After winning four on the bounce following our promotion back to the Premiership, this was not supposed to happen, and yet the Ibrox side have put up meek resistance to a Celtic juggernaut.

The Parkhead side, reluctantly, deserve credit for sweeping Scotland away this season and Rangers would’ve had to be on the top of their game to halt them.
Celtic couldn’t match the sheer intensity of the Rangers team when we lifted 55 and eventually the wheels fell off for them too. It proceeded the sort of rebuild Rangers are about to go through.
Ange Postecoglou has used their resources smartly and they now boast an albeit expensively assembled squad which – between the wages on offer and the five substitution rule – should be enough to take care of anyone on domestic soil.
But this notion there are ‘light-years” between the two sides, as mooted by Parkhead’s answer to Simple Jack in John Hartson, is nothing more than an arrogant hubris that everyone at Ibrox is all too familiar with.

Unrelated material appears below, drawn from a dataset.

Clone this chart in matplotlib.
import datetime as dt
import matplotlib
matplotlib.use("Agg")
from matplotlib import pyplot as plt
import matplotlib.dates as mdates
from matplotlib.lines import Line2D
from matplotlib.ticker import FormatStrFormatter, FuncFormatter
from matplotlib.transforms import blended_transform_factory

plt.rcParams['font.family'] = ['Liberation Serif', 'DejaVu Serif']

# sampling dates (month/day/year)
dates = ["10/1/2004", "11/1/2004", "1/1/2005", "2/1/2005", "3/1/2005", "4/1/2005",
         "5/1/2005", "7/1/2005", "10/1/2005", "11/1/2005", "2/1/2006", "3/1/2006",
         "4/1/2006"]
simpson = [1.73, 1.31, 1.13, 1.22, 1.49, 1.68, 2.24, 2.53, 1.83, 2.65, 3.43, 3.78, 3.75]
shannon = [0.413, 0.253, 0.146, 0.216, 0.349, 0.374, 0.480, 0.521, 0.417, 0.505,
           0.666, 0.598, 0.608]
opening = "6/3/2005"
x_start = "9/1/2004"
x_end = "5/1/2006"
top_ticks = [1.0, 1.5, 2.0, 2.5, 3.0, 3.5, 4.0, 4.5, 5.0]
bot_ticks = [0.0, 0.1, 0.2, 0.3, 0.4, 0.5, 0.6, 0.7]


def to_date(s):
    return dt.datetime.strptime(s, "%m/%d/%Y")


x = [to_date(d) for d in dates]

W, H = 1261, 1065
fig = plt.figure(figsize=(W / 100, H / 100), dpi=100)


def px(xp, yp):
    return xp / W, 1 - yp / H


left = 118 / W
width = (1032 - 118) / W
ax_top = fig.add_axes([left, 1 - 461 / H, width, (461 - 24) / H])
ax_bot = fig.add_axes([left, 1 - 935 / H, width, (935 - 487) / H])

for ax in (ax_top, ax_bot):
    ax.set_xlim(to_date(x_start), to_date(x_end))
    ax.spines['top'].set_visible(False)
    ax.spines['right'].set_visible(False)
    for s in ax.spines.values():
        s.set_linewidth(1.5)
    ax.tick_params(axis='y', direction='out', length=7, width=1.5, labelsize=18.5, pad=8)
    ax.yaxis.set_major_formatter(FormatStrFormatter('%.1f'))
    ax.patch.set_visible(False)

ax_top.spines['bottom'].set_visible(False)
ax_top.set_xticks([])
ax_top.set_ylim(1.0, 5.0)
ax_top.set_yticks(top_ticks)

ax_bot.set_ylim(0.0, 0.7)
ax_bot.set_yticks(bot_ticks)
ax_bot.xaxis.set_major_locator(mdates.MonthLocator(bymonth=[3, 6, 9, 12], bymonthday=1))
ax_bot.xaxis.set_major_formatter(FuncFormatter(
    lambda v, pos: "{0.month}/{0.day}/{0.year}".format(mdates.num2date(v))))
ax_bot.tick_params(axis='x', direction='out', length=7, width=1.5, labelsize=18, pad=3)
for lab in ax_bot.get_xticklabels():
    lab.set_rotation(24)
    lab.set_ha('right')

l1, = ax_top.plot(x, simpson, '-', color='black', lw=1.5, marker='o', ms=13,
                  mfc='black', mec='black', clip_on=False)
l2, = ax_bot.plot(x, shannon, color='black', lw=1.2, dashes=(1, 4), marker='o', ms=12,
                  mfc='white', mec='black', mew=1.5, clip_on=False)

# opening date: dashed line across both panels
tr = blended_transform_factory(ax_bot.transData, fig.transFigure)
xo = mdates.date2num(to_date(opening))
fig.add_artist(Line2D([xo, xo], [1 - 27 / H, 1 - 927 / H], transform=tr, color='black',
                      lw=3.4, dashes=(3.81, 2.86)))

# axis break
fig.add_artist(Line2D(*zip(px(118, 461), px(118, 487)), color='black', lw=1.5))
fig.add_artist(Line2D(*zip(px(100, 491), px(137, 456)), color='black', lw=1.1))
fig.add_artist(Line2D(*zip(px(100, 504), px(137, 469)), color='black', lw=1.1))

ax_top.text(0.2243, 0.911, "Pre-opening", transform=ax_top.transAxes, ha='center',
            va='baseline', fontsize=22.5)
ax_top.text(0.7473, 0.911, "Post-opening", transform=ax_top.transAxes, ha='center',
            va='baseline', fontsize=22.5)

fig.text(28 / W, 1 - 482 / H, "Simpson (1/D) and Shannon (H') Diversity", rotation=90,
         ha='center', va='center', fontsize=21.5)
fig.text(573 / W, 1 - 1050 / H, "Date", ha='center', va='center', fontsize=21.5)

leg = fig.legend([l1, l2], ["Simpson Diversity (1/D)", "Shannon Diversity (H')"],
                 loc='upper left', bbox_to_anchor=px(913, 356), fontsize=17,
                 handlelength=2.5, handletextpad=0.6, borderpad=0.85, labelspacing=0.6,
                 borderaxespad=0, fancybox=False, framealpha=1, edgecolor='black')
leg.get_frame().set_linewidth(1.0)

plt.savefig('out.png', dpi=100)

Celtic hubris should be welcomed by Rangers
Anyone who has watched the Old Firm clashes this season can see the difference between the two teams. Rangers are a team full of easy goals and anxiety who do not have the required firepower to outgun their Old Firm rivals.
Conversely, the momentum is with Celtic, who are being ruthlessly managed and focused by Postecoglou, and their £20m+ attack is full of players who can do the business.

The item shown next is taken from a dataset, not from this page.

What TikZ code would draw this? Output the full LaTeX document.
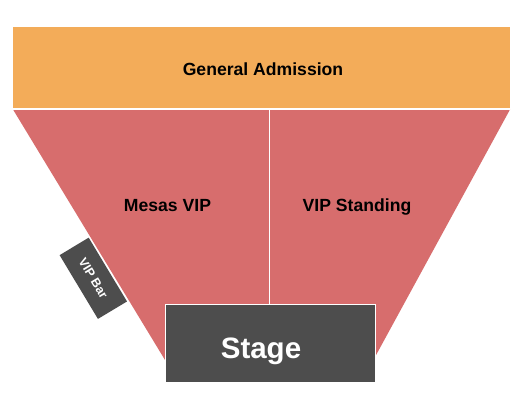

But the notion that these games, frenetic as they may be, aren’t about as close as they’ve been in a generation is for the dogs and Rangers will come back with fiercer resistance and fresh blood next season.
The suggestion otherwise is a tad overblown and as heads roll at Rangers a fresh injection of energy and spending will see an improved title challenge next season.
But all Celtic’s extravagant hubris will do is heap the pressure on their own team from their own stands should Rangers start fiercely and the wheels creak at Parkhead.
Arrogance builds pressure – as the Rangers team has found out post-55 – and the more hubris the better as long as the Ibrox side can properly bite back.
The last few seasons have proven these things can turn in an instant and with a big summer on the horizon we can look forward to the tightest title challenge in a generation next season.